The Blender in the Toaster Box

Kenny Brechner -- February 12th, 2015

We can probably all agree that packaging a blender in a box that is labeled as being for a toaster is not a good marketing decision. If attractively designed and reasonably priced these boxes will move off retail shelves as people who want to purchase a toaster buy them, it is true. One can easily see, however, that difficulties will ensue after the box is opened. This clear principle does not appear to commend itself uniformly to books, however, particularly for children’s fiction, where the nature of both the content and audience is very precise indeed.

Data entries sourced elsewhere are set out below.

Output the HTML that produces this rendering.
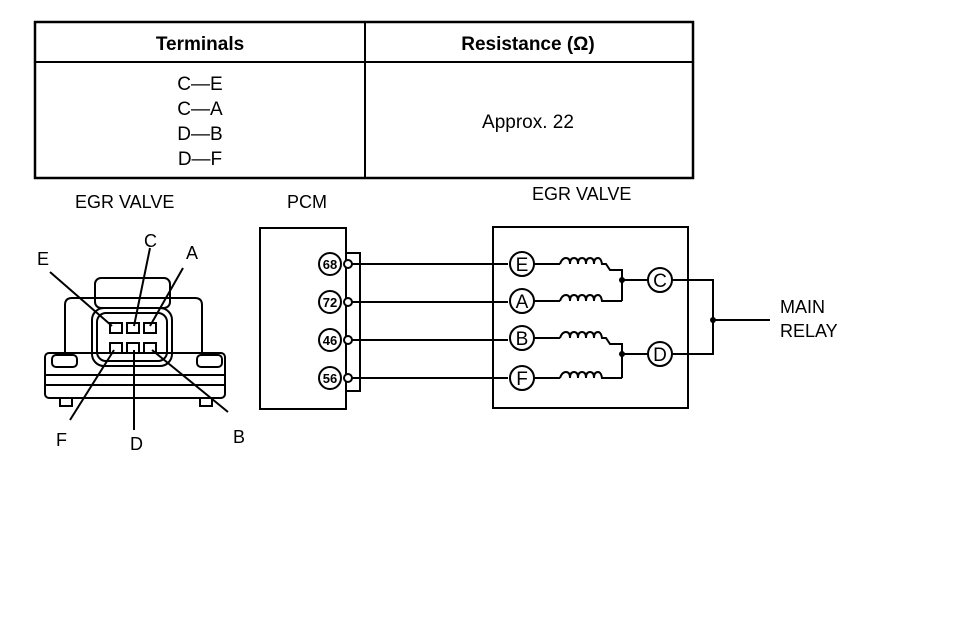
<!DOCTYPE html>
<html><head><style>body{margin:0;background:#fff}svg{display:block}text{font-family:"Liberation Sans",sans-serif;fill:#000}</style></head><body>
<svg width="960" height="632" viewBox="0 0 960 632" xmlns="http://www.w3.org/2000/svg">
<g stroke="#000" fill="none" stroke-width="2">
<rect x="35" y="22" width="658" height="156" stroke-width="2.5"/>
<line x1="35" y1="62" x2="693" y2="62"/>
<line x1="365" y1="22" x2="365" y2="178"/>
</g>
<g font-size="19" text-anchor="middle">
<text x="200" y="50" font-weight="bold">Terminals</text>
<text x="528" y="50" font-weight="bold">Resistance (Ω)</text>
<text x="200" y="90">C—E</text>
<text x="200" y="115">C—A</text>
<text x="200" y="140">D—B</text>
<text x="200" y="165">D—F</text>
<text x="528" y="128">Approx. 22</text>
</g>
<g font-size="18">
<text x="75" y="208">EGR VALVE</text>
<text x="287" y="208">PCM</text>
<text x="532" y="200">EGR VALVE</text>
<text x="780" y="313">MAIN</text>
<text x="780" y="337">RELAY</text>
<text x="144" y="247">C</text>
<text x="186" y="259">A</text>
<text x="37" y="265">E</text>
<text x="56" y="446">F</text>
<text x="130" y="450">D</text>
<text x="233" y="443">B</text>
</g>
<!-- connector drawing -->
<g stroke="#000" fill="none" stroke-width="2">
<rect x="95" y="278" width="75" height="30" rx="6"/>
<path d="M65 355 V305 Q65 298 72 298 H195 Q202 298 202 305 V355"/>
<rect x="45" y="353" width="180" height="45" rx="4"/>
<line x1="45" y1="385" x2="225" y2="385"/>
<line x1="45" y1="375" x2="225" y2="375"/>
<rect x="52" y="355" width="25" height="12" rx="4"/>
<rect x="197" y="355" width="25" height="12" rx="4"/>
<rect x="92" y="308" width="80" height="58" rx="12"/>
<rect x="97" y="313" width="70" height="48" rx="9"/>
<rect x="110" y="323" width="12" height="10"/><rect x="127" y="323" width="12" height="10"/><rect x="144" y="323" width="12" height="10"/>
<rect x="110" y="343" width="12" height="10"/><rect x="127" y="343" width="12" height="10"/><rect x="144" y="343" width="12" height="10"/>
<line x1="50" y1="272" x2="112" y2="326"/>
<line x1="150" y1="248" x2="134" y2="326"/>
<line x1="183" y1="268" x2="150" y2="326"/>
<line x1="70" y1="420" x2="114" y2="350"/>
<line x1="134" y1="430" x2="134" y2="350"/>
<line x1="228" y1="412" x2="152" y2="350"/>
<rect x="60" y="398" width="12" height="8"/><rect x="200" y="398" width="12" height="8"/>
</g>
<!-- PCM -->
<g stroke="#000" fill="none" stroke-width="2">
<rect x="260" y="228" width="86" height="181"/>
<path d="M346 253 H360 V391 H346"/>
<line x1="352" y1="264" x2="508" y2="264"/>
<line x1="352" y1="302" x2="508" y2="302"/>
<line x1="352" y1="340" x2="508" y2="340"/>
<line x1="352" y1="378" x2="508" y2="378"/>
<rect x="493" y="227" width="195" height="181"/>
</g>
<g stroke="#000" fill="#fff" stroke-width="2">
<circle cx="330" cy="264" r="11"/><circle cx="330" cy="302" r="11"/><circle cx="330" cy="340" r="11"/><circle cx="330" cy="378" r="11"/>
<circle cx="348" cy="264" r="4"/><circle cx="348" cy="302" r="4"/><circle cx="348" cy="340" r="4"/><circle cx="348" cy="378" r="4"/>
<circle cx="522" cy="264" r="12"/><circle cx="522" cy="301" r="12"/><circle cx="522" cy="338" r="12"/><circle cx="522" cy="378" r="12"/>
<circle cx="660" cy="280" r="12"/><circle cx="660" cy="354" r="12"/>
</g>
<g font-size="13" font-weight="bold" text-anchor="middle">
<text x="330" y="269">68</text><text x="330" y="307">72</text><text x="330" y="345">46</text><text x="330" y="383">56</text>
</g>
<g font-size="19" text-anchor="middle">
<text x="522" y="271">E</text><text x="522" y="308">A</text><text x="522" y="345">B</text><text x="522" y="385">F</text>
<text x="660" y="287">C</text><text x="660" y="361">D</text>
</g>
<g stroke="#000" fill="none" stroke-width="2">
<path d="M534 264 H560 M534 301 H560 M534 338 H560 M534 378 H560"/>
<path d="M560 264 q2-6 6-6 q4 0 4 6 q0-6 4-6 q4 0 4 6 q0-6 4-6 q4 0 4 6 q0-6 4-6 q4 0 4 6 q0-6 4-6 q3 0 4 6 H606 L610 270 H622 V301"/>
<path d="M560 301 q2-6 6-6 q4 0 4 6 q0-6 4-6 q4 0 4 6 q0-6 4-6 q4 0 4 6 q0-6 4-6 q4 0 4 6 q0-6 4-6 q3 0 4 6 H606 L610 301 H622"/>
<path d="M560 338 q2-6 6-6 q4 0 4 6 q0-6 4-6 q4 0 4 6 q0-6 4-6 q4 0 4 6 q0-6 4-6 q4 0 4 6 q0-6 4-6 q3 0 4 6 H606 L610 344 H622 V378"/>
<path d="M560 378 q2-6 6-6 q4 0 4 6 q0-6 4-6 q4 0 4 6 q0-6 4-6 q4 0 4 6 q0-6 4-6 q4 0 4 6 q0-6 4-6 q3 0 4 6 H606 L610 378 H622"/>
<path d="M622 280 H648 M622 354 H648"/>
<path d="M672 280 H713 V354 H672 M713 320 H770"/>
</g>
<g fill="#000"><circle cx="622" cy="280" r="3"/><circle cx="622" cy="354" r="3"/><circle cx="713" cy="320" r="3"/></g>
</svg>
</body></html>
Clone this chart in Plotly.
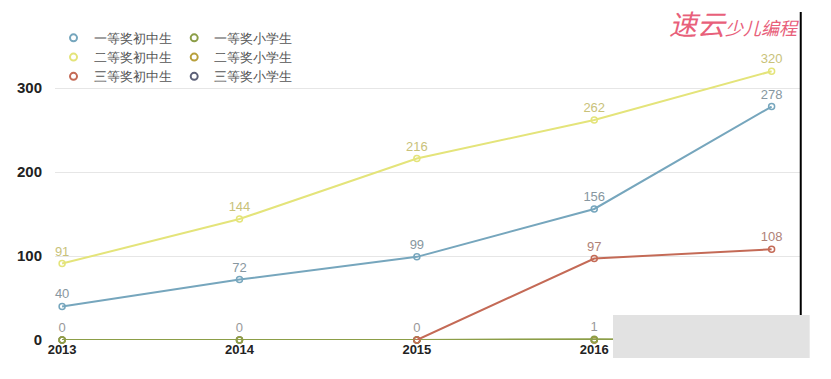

Unfortunately, one often finds books whose covers are successfully designed to appeal to a set of customers other than the customers who would want to read their contents. While it will perhaps take a bit longer to determine the discrepancy than it would for the toaster purchaser who unpacks a blender, it won’t take that much longer and the result is much more insidious, because it is more far-reaching. The end result of the customer’s dissatisfaction will not result in a simple return but rather bad word-of-mouth and diminished long-term sales which negatively effect the author and the publisher, and a bad customer service experience that harms the bookstores relationship with its customers.

Here are two examples. Six Feet Over It, a delightful debut novel by Jennifer Longo. Let us look at the cover for a moment.

sixfeet

Here are the issues. The protagonist of the book is 15, not 23. She always wears the same pair of jeans and never wears anything else throughout the book. The book has a reader range of 11-15 and is humorous and snarky in tone, not angsty and dramatic. In short, the cover is designed to appeal to an entirely different audience in terms of both age and temperament than the story does.

Our second example is Donna Gephardt’s Death by Toilet Paper.

deathbytoilet

This cover would have been well designed if the book were a book of potty humor hijinks for 7 to 10 year olds. It is a good design for that. Though the book is humorous it also has a lot of depth and deals with a serious issue: the impact of economic downsizing on a middle grader, for whom the cheap toilet paper at home is emblematic of tough changes in the family fortunes. It’s an absolutely charming book and very painful to imagine it disappointing eight-year-olds who had been expecting to experience what the cover promised.

We feature both these titles at DDG and I can say that the charm of explaining to customers that the cover misrepresents the contents and why – which must be done every time we handsell the book – fades rapidly.

There is an easy fix for this. If the illustrator, or someone else integral to the cover art process, does what the covers are asking buyers to do – read and take the book to heart – this particularly unfortunate brand of failed cover art would likely disappear.